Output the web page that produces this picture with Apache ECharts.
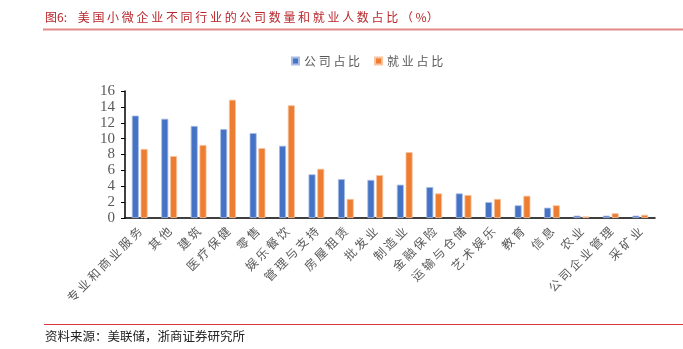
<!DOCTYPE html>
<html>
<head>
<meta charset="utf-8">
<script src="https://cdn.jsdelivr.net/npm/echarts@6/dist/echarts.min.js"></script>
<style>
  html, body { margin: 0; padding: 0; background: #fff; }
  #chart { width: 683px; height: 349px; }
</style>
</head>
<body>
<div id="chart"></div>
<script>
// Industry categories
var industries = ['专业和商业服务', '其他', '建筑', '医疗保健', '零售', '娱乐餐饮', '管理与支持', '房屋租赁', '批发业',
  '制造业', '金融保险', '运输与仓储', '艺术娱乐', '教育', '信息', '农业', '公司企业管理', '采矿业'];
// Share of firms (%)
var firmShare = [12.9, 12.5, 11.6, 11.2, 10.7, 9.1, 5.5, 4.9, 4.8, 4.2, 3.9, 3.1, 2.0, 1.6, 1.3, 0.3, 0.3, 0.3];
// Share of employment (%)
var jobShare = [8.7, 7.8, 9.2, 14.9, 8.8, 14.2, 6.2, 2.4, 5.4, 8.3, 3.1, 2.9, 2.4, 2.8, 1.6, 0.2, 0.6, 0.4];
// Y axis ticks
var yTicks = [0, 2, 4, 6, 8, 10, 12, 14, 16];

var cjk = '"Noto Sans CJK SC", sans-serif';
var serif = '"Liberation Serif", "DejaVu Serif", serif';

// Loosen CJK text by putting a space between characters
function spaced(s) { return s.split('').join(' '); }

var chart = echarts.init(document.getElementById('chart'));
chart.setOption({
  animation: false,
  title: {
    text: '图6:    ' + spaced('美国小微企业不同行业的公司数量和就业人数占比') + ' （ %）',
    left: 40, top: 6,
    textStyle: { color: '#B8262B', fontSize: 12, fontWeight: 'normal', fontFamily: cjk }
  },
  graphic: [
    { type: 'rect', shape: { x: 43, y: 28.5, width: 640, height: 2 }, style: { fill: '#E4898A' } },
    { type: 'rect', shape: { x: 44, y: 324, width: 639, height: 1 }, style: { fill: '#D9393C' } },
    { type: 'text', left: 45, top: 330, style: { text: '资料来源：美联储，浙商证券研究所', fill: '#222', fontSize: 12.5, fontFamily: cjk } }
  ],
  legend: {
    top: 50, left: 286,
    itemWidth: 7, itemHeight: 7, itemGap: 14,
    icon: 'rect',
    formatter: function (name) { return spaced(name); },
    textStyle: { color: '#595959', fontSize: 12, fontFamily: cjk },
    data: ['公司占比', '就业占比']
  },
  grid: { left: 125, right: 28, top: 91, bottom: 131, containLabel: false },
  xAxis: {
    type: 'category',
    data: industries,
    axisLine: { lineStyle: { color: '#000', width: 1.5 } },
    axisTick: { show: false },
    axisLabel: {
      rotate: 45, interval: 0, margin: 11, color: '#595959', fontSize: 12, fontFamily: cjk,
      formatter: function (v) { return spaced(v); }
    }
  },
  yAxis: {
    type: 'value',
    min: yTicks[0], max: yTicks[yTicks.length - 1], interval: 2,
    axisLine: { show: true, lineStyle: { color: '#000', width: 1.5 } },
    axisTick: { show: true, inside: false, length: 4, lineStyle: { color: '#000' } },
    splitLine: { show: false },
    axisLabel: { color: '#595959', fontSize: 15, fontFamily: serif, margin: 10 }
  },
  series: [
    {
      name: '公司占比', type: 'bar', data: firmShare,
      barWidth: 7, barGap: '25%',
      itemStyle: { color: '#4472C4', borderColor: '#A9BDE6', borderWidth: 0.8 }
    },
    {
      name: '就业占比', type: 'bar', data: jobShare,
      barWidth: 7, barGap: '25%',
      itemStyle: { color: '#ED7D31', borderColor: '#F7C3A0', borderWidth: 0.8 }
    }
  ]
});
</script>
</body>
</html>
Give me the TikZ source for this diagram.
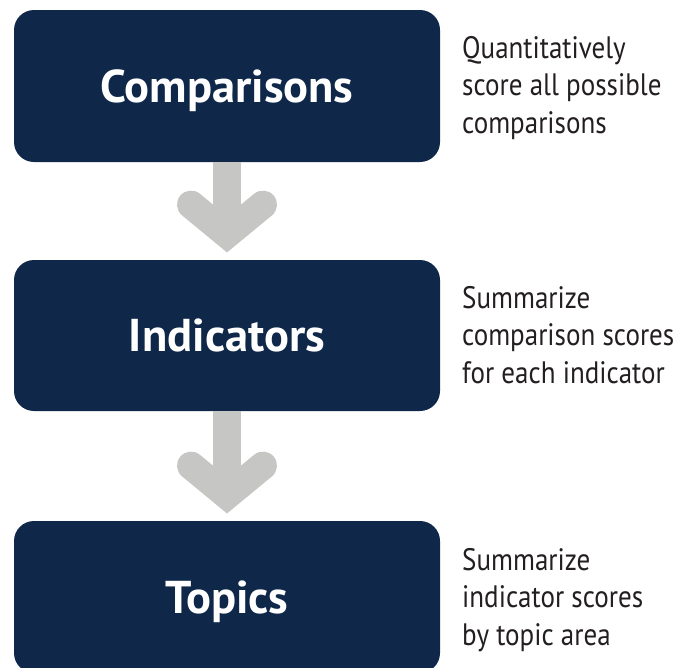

**Required task**. Go through the data and gather every line that holds "this".

**Exercise response**.
Output the web page that produces this picture with Apache ECharts.
Give me the TikZ source for this diagram.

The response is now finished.